Cook your bacon to your liking. Chop or tear into bite size pieces. Don't talk to me about Baco's or Turkey Bacon. Fake News.
Pit and slice apricots. Peel and slice orange sections into thirds.
PREPARE THE DRESSING:
I made mine in a food processor. A blender works. So does a potato masher or a fork and whisk.
Pit and peel two medium-large avocados. Place them in a food processor with 1 medium-large peeled and seeded lemon. Not lemon juice. The fruit of the lemon minus skin and seeds. Even one sneaky seed will make your dressing bitter and gross.
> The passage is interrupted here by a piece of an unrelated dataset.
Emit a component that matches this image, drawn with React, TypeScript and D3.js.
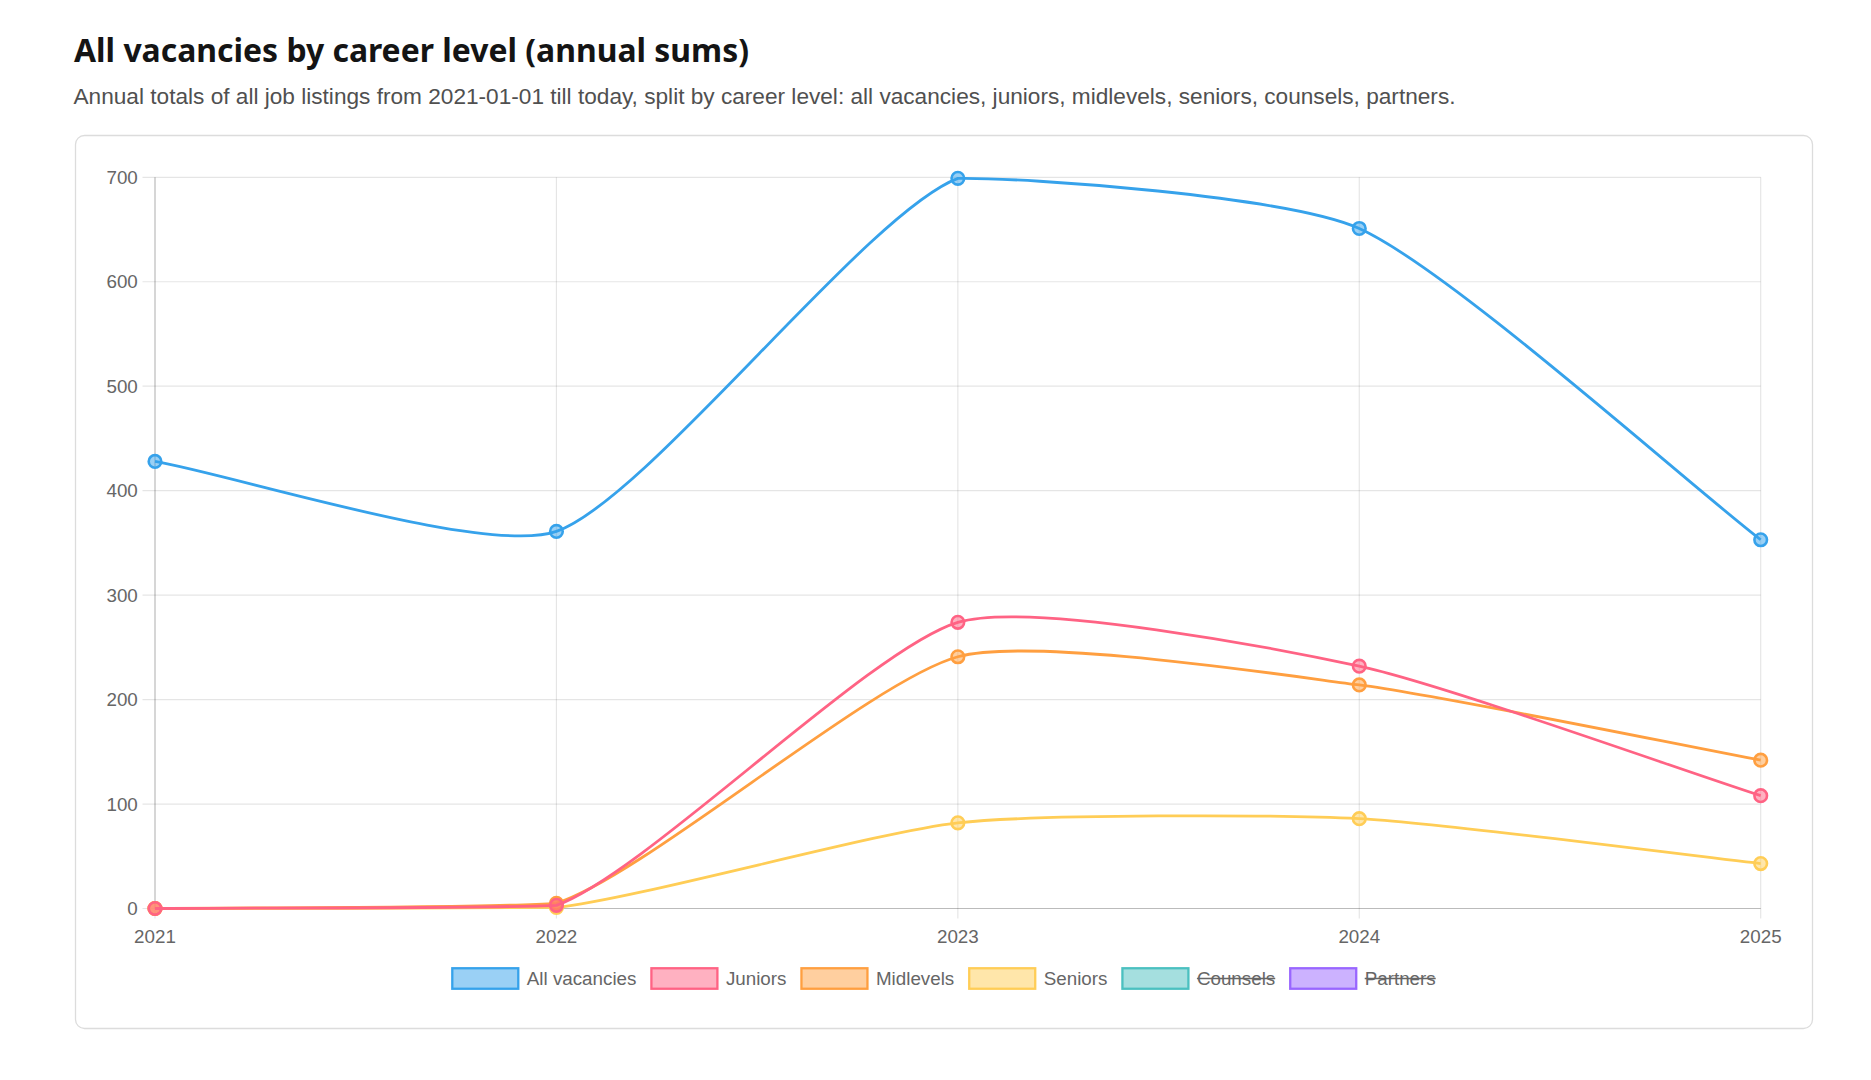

Find your glasses.
Add 2 tablespoons olive oil, 2 tablespoons mayonnaise, 1-2 tablespoons rice vinegar, 1 teaspoon salt, 1/2 teaspoon wasabi powder and 1/4-1/2 teaspoon white pepper, 1/4-1/2 teaspoon honey.
Add 1-2 fresh, peeled, smashed cloves garlic and peeled shallot.
Lightly chop dill, parsley, thyme, oregano to measure 1/2-1 cup fresh herbs. Place in food processor.
Process. Blend in food processor until you get a pourable dressing consistency. Add a touch of olive oil, vinegar or A LITTLE water to reach your preferred consistency.
Taste. Correct. Taste.
Toss sliced cherries, sliced apricots and orange pieces with kale. Toss this with about 2 tablespoons of the dressing
Arrange salad on a big platter or in individual bowls. Add bacon over top of salad. Sprinkle toasted seeds over bacon. Drizzle dressing over top. Serve each person a slice of artichoke and a little dressing on the side for dipping leaves.
Optional: sprinkle capers in there too.
Feel Californian. You are a Golden Nation caressed by the gentle breezes of the Pacific Ocean, ruled by a Golden Bear. Nothin' left to do but smile, smile, smile.